Düşünün ki salonunuzun duvarında bir Bedri Rahmi tablosu asılı, oturma odanızda da Ferruh Başağa’nın bir eseri… Komşunuza ziyarete gittiğinizde Nurullah Berk’in tablosuna bakarak kahvenizi yudumluyorsunuz. Sabri Berkel’in desenlerine bakarak hayaller kuruyorsunuz. Bu büyük sanatçıların tablolarını ancak milyonlar ödeyerek alabileceğimizi, daha gerçekçi bir söyleyişle alamayacağımızı hepimiz gayet iyi biliyoruz. Peki elimizdekiler, sahip olduklarımız; ailemizden bize kalan eserler ne olacak? Bu değerleri ne yapacağız, nasıl koruyacağız? Konaklar Mahallesi’ndeki Akçam Caddesi ve bu caddeye bağlı sokaklar, çağdaş Türk sanatının altı önemli temsilcisini ağırlıyor; hem de 1957’den beri! Bedri Rahmi Eyüboğlu, Nurullah Berk, Ferruh Başağa, Sabri Berkel, Ercüment Kalmık ve Eren Eyüboğlu 20 büyük mozaik panoyu bize emanet ettiler. Sadece onların değil, 4. Levent projesini 1947-1957 yılları arasında tasarlayıp uygulayan mimarlar Kemal Ahmet Arû ve Rebiî Gorbon’un da emaneti bu eserler… İstanbul’un ilk uydu kentinin, ilk sakinlerinin emaneti…
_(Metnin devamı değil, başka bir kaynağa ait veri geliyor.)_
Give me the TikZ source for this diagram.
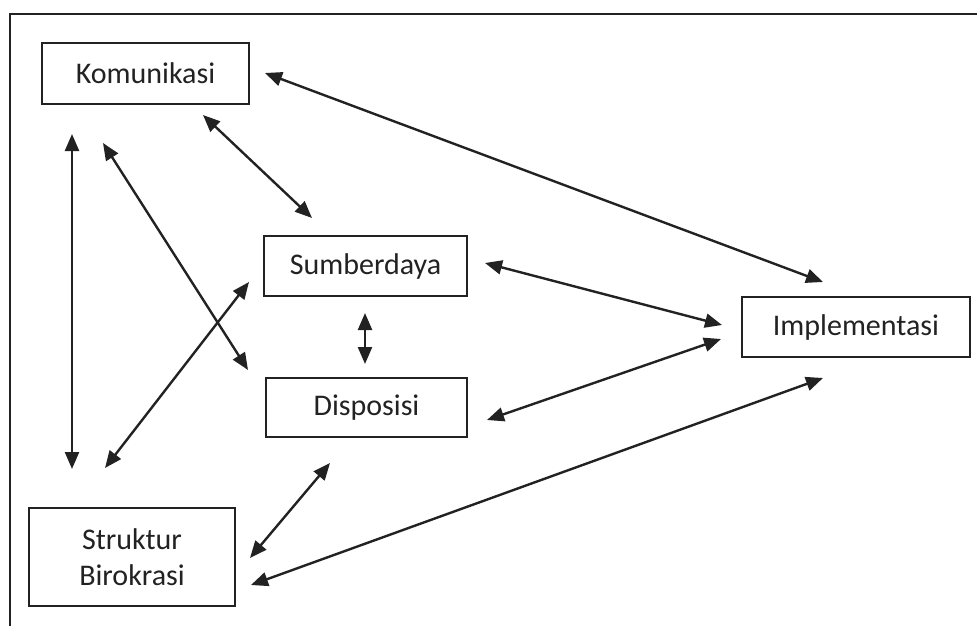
\documentclass[tikz,border=0pt]{standalone}
\usepackage{fontspec}
\setmainfont{Carlito}
\usetikzlibrary{arrows.meta}
\definecolor{ink}{HTML}{222222}
\begin{document}
\begin{tikzpicture}[x=1pt,y=-1pt,
  box/.style={draw=ink,line width=2.2pt,inner sep=0pt,text=ink,
    font=\fontsize{30}{36}\selectfont,align=center},
  link/.style={draw=ink,line width=2.4pt,
    {Triangle[length=17pt,width=14pt]}-{Triangle[length=17pt,width=14pt]}}]
  \useasboundingbox (0,0) rectangle (977,626);
  % outer frame (only top and left edges lie inside the page)
  \draw[ink,line width=1.8pt] (977,14) -- (10,14) -- (10,626);

  % factor boxes
  \node[box,minimum width=207pt,minimum height=61pt] (kom) at (145.5,73.5) {Komunikasi};
  \node[box,minimum width=203pt,minimum height=60pt] (sum) at (365.5,266) {Sumberdaya};
  \node[box,minimum width=201pt,minimum height=59pt] (dis) at (366.5,407.5) {Disposisi};
  \node[box,minimum width=228pt,minimum height=60pt] (imp) at (856,327) {Implementasi};
  \node[box,minimum width=206pt,minimum height=98pt] (str) at (132,557) {Struktur\\Birokrasi};

  % arrow end points
  \coordinate (kom-imp-a) at (265,73);
  \coordinate (kom-imp-b) at (823,282);
  \coordinate (kom-sum-a) at (203,115);
  \coordinate (kom-sum-b) at (312,218);
  \coordinate (kom-str-a) at (72,134);
  \coordinate (kom-str-b) at (72,469);
  \coordinate (kom-dis-a) at (103,143);
  \coordinate (kom-dis-b) at (248,370);
  \coordinate (str-sum-a) at (105,468);
  \coordinate (str-sum-b) at (249,282);
  \coordinate (sum-dis-a) at (365,313);
  \coordinate (sum-dis-b) at (365,364);
  \coordinate (sum-imp-a) at (485,263);
  \coordinate (sum-imp-b) at (722,325);
  \coordinate (dis-imp-a) at (487,420);
  \coordinate (dis-imp-b) at (721,339);
  \coordinate (dis-str-a) at (330,463);
  \coordinate (dis-str-b) at (250,558);
  \coordinate (str-imp-a) at (251,585);
  \coordinate (str-imp-b) at (823,378);

  % relations
  \draw[link] (kom-imp-a) -- (kom-imp-b);
  \draw[link] (kom-sum-a) -- (kom-sum-b);
  \draw[link] (kom-str-a) -- (kom-str-b);
  \draw[link] (kom-dis-a) -- (kom-dis-b);
  \draw[link] (str-sum-a) -- (str-sum-b);
  \draw[link] (sum-dis-a) -- (sum-dis-b);
  \draw[link] (sum-imp-a) -- (sum-imp-b);
  \draw[link] (dis-imp-a) -- (dis-imp-b);
  \draw[link] (dis-str-a) -- (dis-str-b);
  \draw[link] (str-imp-a) -- (str-imp-b);
\end{tikzpicture}
\end{document}
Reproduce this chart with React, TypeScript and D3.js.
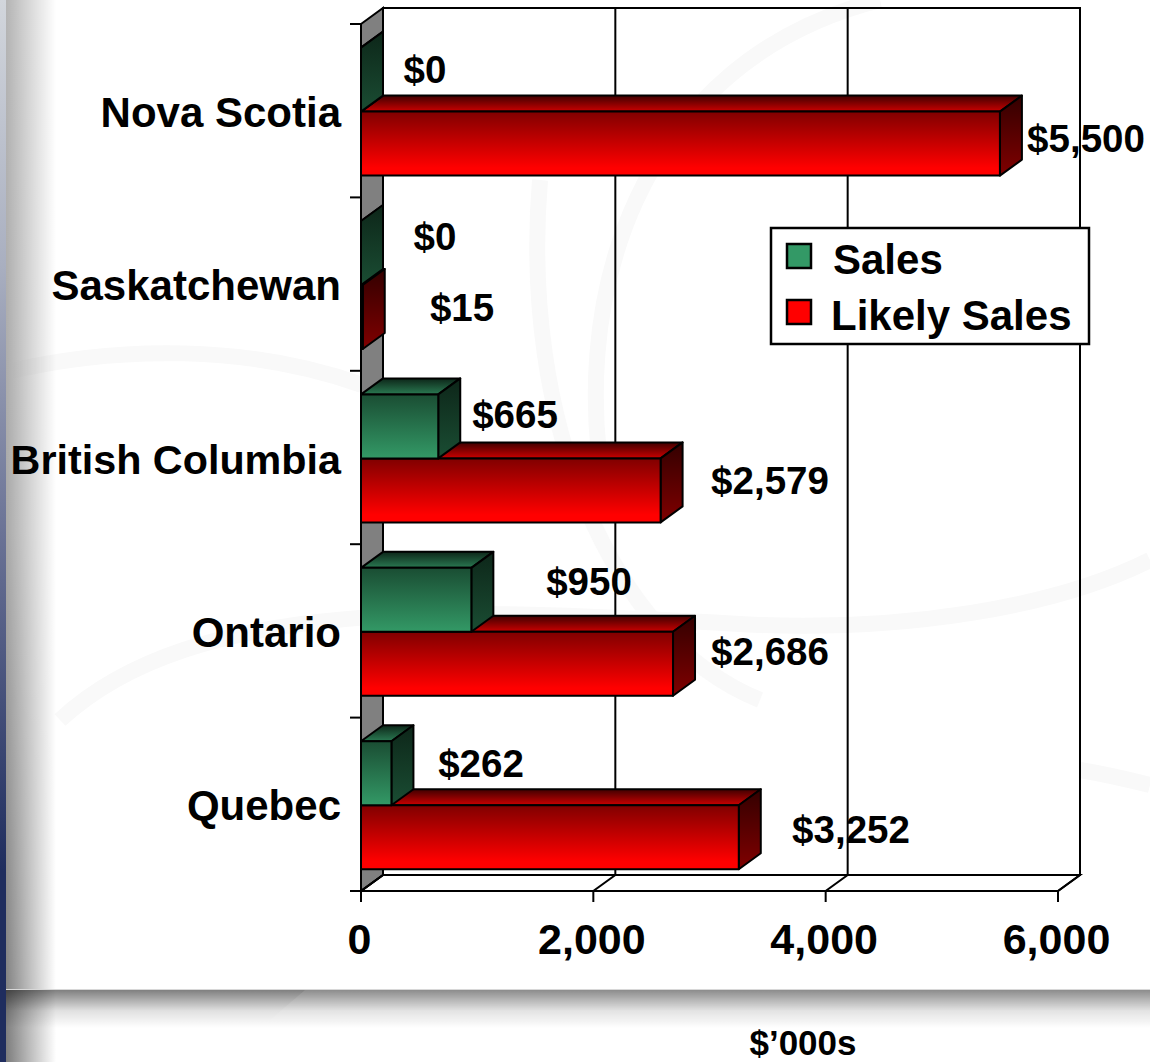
import React from 'react';
import * as d3 from 'd3';

const categories = ['Nova Scotia', 'Saskatchewan', 'British Columbia', 'Ontario', 'Quebec'];
const salesValues = [0, 0, 665, 950, 262];
const likelyValues = [5500, 15, 2579, 2686, 3252];
const seriesNames = ['Sales', 'Likely Sales'];
const xTicks = [0, 2000, 4000, 6000];

// label spots, the source chart had them hand placed
const salesLabelPos = [[425, 70], [435, 237], [515, 415], [589, 582], [481, 764]];
const likelyLabelPos = [[1086, 139], [462, 308], [770, 481], [770, 652], [851, 830]];

const width = 1150;
const height = 1062;
const margin = { top: 24, left: 361, bottom: 891, right: 1058 };
const depth = { x: 22, y: -16 };
const font = '"Liberation Sans", Arial, sans-serif';

const x = d3.scaleLinear().domain([0, 6000]).range([margin.left, margin.right]);
const y = d3.scaleBand().domain(categories).range([margin.top, margin.bottom]);
const inner = d3.scaleBand().domain(seriesNames).range([0, y.bandwidth()]).paddingInner(0).paddingOuter(0.355).align(0.52);

const poly = (pts: number[][]) => d3.line()(pts as [number, number][]) + 'Z';

const Bar = ({ cat, name, value, front, top, side }: any) => {
  const x0 = x(0);
  const x1 = x(value);
  const y0 = y(cat)! + inner(name)!;
  const y1 = y0 + inner.bandwidth();
  const d = depth;
  return (
    <g stroke="#000" strokeWidth={2} strokeLinejoin="round">
      <path d={poly([[x0, y0], [x0 + d.x, y0 + d.y], [x1 + d.x, y0 + d.y], [x1, y0]])} fill={`url(#${top})`} />
      <path d={poly([[x1, y0], [x1 + d.x, y0 + d.y], [x1 + d.x, y1 + d.y], [x1, y1]])} fill={`url(#${side})`} />
      <rect x={x0} y={y0} width={x1 - x0} height={y1 - y0} fill={`url(#${front})`} />
    </g>
  );
};

const Grad = ({ id, from, to }: any) => (
  <linearGradient id={id} x1="0" y1="0" x2={0} y2={1}>
    <stop offset="0" stopColor={from} />
    <stop offset="1" stopColor={to} />
  </linearGradient>
);

export default function App() {
  const d = depth;
  const backLeft = x(0) + d.x;
  const backRight = x(6000) + d.x;
  const topBack = margin.top + d.y;
  const floorBack = margin.bottom + d.y;
  const tickYs = [...categories.map((c) => y(c)!), margin.bottom];

  return (
    <svg
      width={width}
      height={height}
      viewBox={`0 0 ${width} ${height}`}
      style={{ position: 'absolute', left: 0, top: 0, fontFamily: font, fontWeight: 700 }}
    >
      <defs>
        <linearGradient id="leftFade" x1="0" y1="0" x2="1" y2="0">
          <stop offset="0" stopColor="#fff" />
          <stop offset="0.45" stopColor="#8a8a8a" />
          <stop offset="1" stopColor="#000" />
        </linearGradient>
        <mask id="leftMask" maskUnits="userSpaceOnUse" x={0} y={0} width={width} height={height}>
          <rect x={6} y={0} width={50} height={height} fill="url(#leftFade)" />
        </mask>
        <linearGradient id="leftShade" x1="0" y1="0" x2="0" y2="1">
          <stop offset="0" stopColor="#b4b4b4" />
          <stop offset="0.5" stopColor="#a8a8a8" />
          <stop offset="1" stopColor="#7c7c7c" />
        </linearGradient>
        <linearGradient id="bottomShade" x1="0" y1="0" x2="0" y2="1">
          <stop offset="0" stopColor="#000" stopOpacity={0.5} />
          <stop offset="0.55" stopColor="#000" stopOpacity={0.12} />
          <stop offset="1" stopColor="#000" stopOpacity={0} />
        </linearGradient>
        <linearGradient id="navy" x1="0" y1="0" x2="0" y2="1">
          <stop offset="0" stopColor="#d2d6dc" />
          <stop offset="0.25" stopColor="#a9afc0" />
          <stop offset="0.5" stopColor="#6b7396" />
          <stop offset="0.82" stopColor="#1f2d5e" />
          <stop offset="1" stopColor="#1f2d5e" />
        </linearGradient>
        <Grad id="greenFront" from="#1a4d33" to="#339966" />
        <Grad id="greenTop" from="#0d2619" to="#2a7a52" />
        <Grad id="greenSide" from="#0d2619" to="#1a4d33" />
        <linearGradient id="redFront" x1="0" y1="0" x2="0" y2="1">
          <stop offset="0" stopColor="#800000" />
          <stop offset="0.88" stopColor="#ff0000" />
          <stop offset="1" stopColor="#ff0000" />
        </linearGradient>
        <Grad id="redTop" from="#400000" to="#cc0000" />
        <Grad id="redSide" from="#330000" to="#800000" />
      </defs>

      {/* slide background */}
      <rect width={width} height={height} fill="#fff" />
      <g fill="none" stroke="#f9f9f9" strokeWidth={16}>
        <path d="M6,372 C120,345 250,345 362,385" />
        <path d="M60,720 C200,590 480,610 760,625 C900,630 1050,610 1150,560" />
        <path d="M540,180 C520,420 610,640 760,700" />
        <path d="M880,0 C640,60 560,300 610,520" />
        <path d="M1080,770 C1110,775 1130,780 1150,785" />
      </g>
      <rect x={6} y={0} width={50} height={height} fill="url(#leftShade)" mask="url(#leftMask)" />
      <rect x={6} y={990} width={width - 6} height={38} fill="url(#bottomShade)" />
      <path d="M305,990 L270,1020 L1150,1020 L1150,990Z" fill="#fff" fillOpacity={0.1} />
      <line x1={6} x2={width} y1={989.5} y2={989.5} stroke="#d8d8d8" />
      <rect x={0} y={0} width={6} height={height} fill="url(#navy)" />

      {/* back wall, floor and gridlines */}
      <path
        d={poly([[x(0), margin.top], [backLeft, topBack], [backLeft, floorBack], [x(0), margin.bottom]])}
        fill="#808080"
        stroke="#000"
        strokeWidth={2}
      />
      <path
        d={poly([[backLeft, topBack], [backRight, topBack], [backRight, floorBack], [backLeft, floorBack]])}
        fill="none"
        stroke="#000"
        strokeWidth={2}
      />
      <path
        d={poly([[x(0), margin.bottom], [x(6000), margin.bottom], [backRight, floorBack], [backLeft, floorBack]])}
        fill="none"
        stroke="#000"
        strokeWidth={2}
      />
      {xTicks.map((t) => (
        <g key={t} stroke="#000" strokeWidth={2} fill="none">
          <path d={`M${x(t)},${margin.bottom + 11}V${margin.bottom}L${x(t) + d.x},${floorBack}V${topBack}`} />
        </g>
      ))}
      {tickYs.map((ty) => (
        <line key={ty} x1={x(0) - 11} x2={x(0)} y1={ty} y2={ty} stroke="#000" strokeWidth={2} />
      ))}

      {/* bars, red goes first so the green sits on its top face */}
      {categories.map((c, i) => (
        <g key={c}>
          <Bar cat={c} name="Likely Sales" value={likelyValues[i]} front="redFront" top="redTop" side="redSide" />
          <Bar cat={c} name="Sales" value={salesValues[i]} front="greenFront" top="greenTop" side="greenSide" />
        </g>
      ))}

      {/* category labels */}
      {categories.map((c) => (
        <text key={c} x={341} y={y(c)! + y.bandwidth() / 2 + 16} textAnchor="end" fontSize={c === 'British Columbia' ? 41.3 : 42}>
          {c}
        </text>
      ))}

      {/* value labels */}
      {salesValues.map((v, i) => (
        <text key={i} x={salesLabelPos[i][0]} y={salesLabelPos[i][1] + 13} textAnchor="middle" fontSize={38.5}>
          {d3.format('$,')(v)}
        </text>
      ))}
      {likelyValues.map((v, i) => (
        <text key={i} x={likelyLabelPos[i][0]} y={likelyLabelPos[i][1] + 13} textAnchor="middle" fontSize={38.5}>
          {d3.format('$,')(v)}
        </text>
      ))}

      {/* x axis labels */}
      {xTicks.map((t) => (
        <text key={t} x={x(t) - 1.5} y={954} textAnchor="middle" fontSize={43}>
          {d3.format(',')(t)}
        </text>
      ))}
      <text x={803} y={1055} textAnchor="middle" fontSize={35}>
        $’000s
      </text>

      {/* legend */}
      <rect x={771} y={228} width={318} height={116} fill="#fff" stroke="#000" strokeWidth={2.5} />
      <rect x={787} y={244} width={24} height={24} fill="#339966" stroke="#000" strokeWidth={2.5} />
      <rect x={787} y={300} width={24} height={24} fill="#ff0000" stroke="#000" strokeWidth={2.5} />
      <text x={833} y={274} fontSize={42}>{seriesNames[0]}</text>
      <text x={831} y={330} fontSize={42}>{seriesNames[1]}</text>
    </svg>
  );
}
Bu emaneti çocuklarımıza sağlam bir şekilde devretmek için Beşiktaş Belediyesi olarak bir çalışma başlattık. Kasım 2012 yılında İstanbul III Numaralı Koruma Bölge Kurulu’na başvurduk. Kurulun Aralık 2012’de aldığı karar sonucunda bu yirmi mozaik pano koruma altına alındı. Geldiğimiz noktada önümüzdeki iki aşamalı bir koruma projesi var. Birincisi bugüne kadar yapılmamış, ihmal edilmiş olan eserlerin belgelenmesi işi. Yirmi eseri ve bu eserlerin bulundukları cepheleri tek tek çizeceğiz, geçirdikleri tahribatları belgeleyeceğiz. Bu çalışma sırasında sizlerin de yardımına ihtiyacımız var. Aile albümlerinizdeki bu mozaiklerin eski hallerini gösteren fotoğraflar veya belgeler bize ışık tutacak. Lütfen elinizdeki bu tip belgeleri 444 44 55 numaralı hizmet ofisimizi arayarak bizimle paylaşın. 4. Levent mozaiklerini koruma dayanışmamıza ortak olun.
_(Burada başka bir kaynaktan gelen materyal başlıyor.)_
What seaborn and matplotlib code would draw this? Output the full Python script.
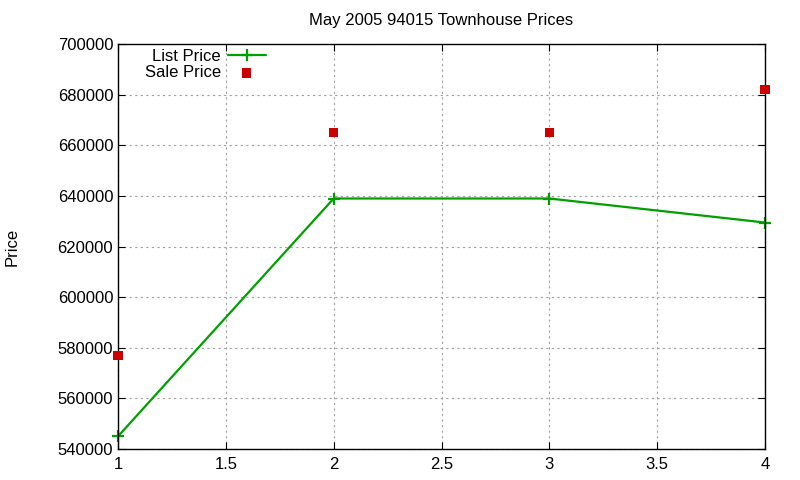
import numpy as np
import pandas as pd
import seaborn as sb
import matplotlib
matplotlib.use('Agg')
import matplotlib.pyplot as plt

# data
bedrooms = [1, 2, 3, 4]
listPrice = [545000, 639000, 639000, 629500]
salePrice = [577000, 665000, 665000, 682000]

df = pd.DataFrame({'x': bedrooms, 'List Price': listPrice, 'Sale Price': salePrice})

sb.set_style('ticks')
plt.rcParams['font.family'] = ['Liberation Sans', 'DejaVu Sans']
plt.rcParams['text.color'] = 'black'
plt.rcParams['axes.labelcolor'] = 'black'
plt.rcParams['xtick.color'] = 'black'
plt.rcParams['ytick.color'] = 'black'

fig = plt.figure(figsize=(8, 4.8), dpi=100)
ax = fig.add_axes([0.1475, 0.0646, 0.8088, 0.8434])

green = '#00a000'
sb.lineplot(data=df, x='x', y='List Price', ax=ax, color=green, linewidth=1.6,
            marker='+', markersize=9, markeredgewidth=1.6, markeredgecolor=green,
            label='List Price', clip_on=False)
sb.scatterplot(data=df, x='x', y='Sale Price', ax=ax, color='#cc0000', marker='s',
               s=45, edgecolor='none', label='Sale Price', clip_on=False, zorder=5)

ax.set_xlim(1, 4)
ax.set_ylim(540000, 700000)
ax.set_xticks([1, 1.5, 2, 2.5, 3, 3.5, 4])
ax.set_xticklabels(['1', '1.5', '2', '2.5', '3', '3.5', '4'])
ax.set_yticks(np.arange(540000, 700001, 20000))
ax.set_yticklabels([str(v) for v in range(540000, 700001, 20000)])
ax.grid(True, color='#a0a0a0', linestyle=(0, (2, 3)), linewidth=0.8)
for sp in ax.spines.values():
    sp.set_visible(True)
    sp.set_color('black')
    sp.set_linewidth(1)
ax.tick_params(direction='in', length=5, labelsize=12, colors='black', top=True, right=True)
ax.tick_params(axis='x', pad=6)

ax.set_xlabel('')
ax.set_ylabel('Price', fontsize=12)
ax.yaxis.set_label_coords(-0.152, 0.5)
ax.set_title('May 2005 94015 Townhouse Prices', fontsize=12, pad=14, color='black')

leg = ax.legend(loc='upper left', bbox_to_anchor=(0.031, 1.005), markerfirst=False, frameon=False,
                fontsize=12, handlelength=2.3, handletextpad=0.4, borderaxespad=0.0,
                labelspacing=0.1)
for t in leg.get_texts():
    t.set_ha('right')

fig.savefig('out.png', dpi=100)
İkinci aşamada restorasyona başlayacağız. Eksik kalan mozaikleri tamamlayacağız, tahribatları en aza indirgemenin -restorasyon ilkeleri paralelinde- çözümlerini arayacağız. Mozaiklerin cephelerde algılanabilmesi için boya renklerinden, tabela sistemine ve ışıklandırmaya kadar ayrıntılı bir çalışma yapacağız.
Bu imecenin sonucunda mahallemiz bir açık hava sanat müzesine dönüşeceğine inanıyoruz. Benzerlerini Barcelona’nın, Paris’in, Avrupa’nın önemli kentlerinde gördüğümüz sanat duvarlarının benzerlerine sahip olmaktan kaynaklanan gururu paylaşacağız.